Alors Jésus - et telle est sans doute une marque distinctive du christianisme - dit qu'un autre commandement est semblable à ce premier : il faut aimer son prochain, comme soi-même. Cette seconde injonction est la vérification de la première.
Dans ce qui est annoncé par Jésus, Dieu sera disqualifié, et toute action menée en son nom, si l'autre, le prochain, tout être humain dans sa différence, n'est pas entièrement respecté, honoré. Si tu prétends éliminer ton prochain au nom de Dieu, ce n'est pas Dieu que tu sers, c'est une idole grossière et qu'il faut très vite démolir. Déblaie, dégage…
Mais il y a plus : ton prochain, tu l'aimeras "comme toi-même" : s'il y a deux commandements, il y a donc trois amours. Et qui se vérifient l'un par l'autre, pour marcher en équilibre. Impossible de se mépriser soi-même si l'on prétend aimer les autres ou aimer Dieu : on ne ferait que se fuir. Impossible d'aimer Dieu sans aimer l'autre et sans s'aimer soi-même, ce ne serait que mensonge. Impossible de s'aimer soi-même sans aimer Dieu et les autres, ce ne serait que narcissisme.
Cette page d'Evangile parle d'elle-même : elle invite certes chacun à faire le point sur sa vie, mais aussi à évaluer les événements du monde à l'aune de ces deux commandements et de ces trois amours. Pensons au Pakistan : le Dieu invoqué par certains islamistes radicaux pour condamner à mort, malgré la relaxe promulguée par la justice de leur pays, la pauvre Asia Bibi, n'est pas Dieu, il n'est qu'une idole fabriquée à la ressemblance de leur grossière inhumanité, de leur malveillance et de leur bêtise. Il faut vomir ce Dieu-là…

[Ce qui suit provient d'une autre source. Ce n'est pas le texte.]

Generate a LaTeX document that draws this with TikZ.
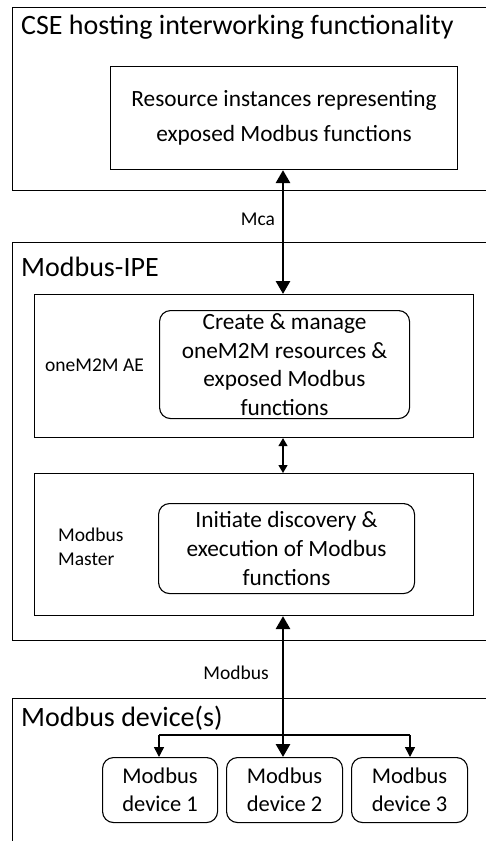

Le Dieu quelquefois invoqué dans l'Eglise catholique pour couvrir les mensonges et les hypocrisies de l'Institution prompte à se protéger en protégeant des prédateurs, ce Dieu-là est une insulte à la morale. Il faut le vomir…
Le Dieu évoqué souvent pour "sauvegarder les valeurs de la civilisation occidentale"  en refoulant les réfugiés, chez nous ou aux Etats-Unis, ce Dieu-là n'a rien à voir avec le Dieu chrétien. Il est une idole, à vomir…
Le Dieu brandi à bout de Bible ou de Coran pour agrandir des territoires et refouler des populations, en Palestine ou au Yemen, et cela avec des armes fabriquées chez nous pour alimenter nos caisses (autre et vaste débat!), ce Dieu qui justifierait des massacres et des famines, des guerres et des exterminations : à vomir, lui encore, cassons-le comme il faut casser toutes les idoles.
Mais aussi le Dieu évoqué dans le secret des confessionnaux pour raboter les aspirations humaines, pour castrer les désirs, pour humilier sous prétexte d'entretenir l'humilité, ce Dieu-là n'est qu'un polichinelle : aux oubliettes, vidons-le!
Car, depuis Jésus, l'homme et son respect, sa dignité et ses droits, oui, l'homme, l'être humain : voilà la mesure de Dieu.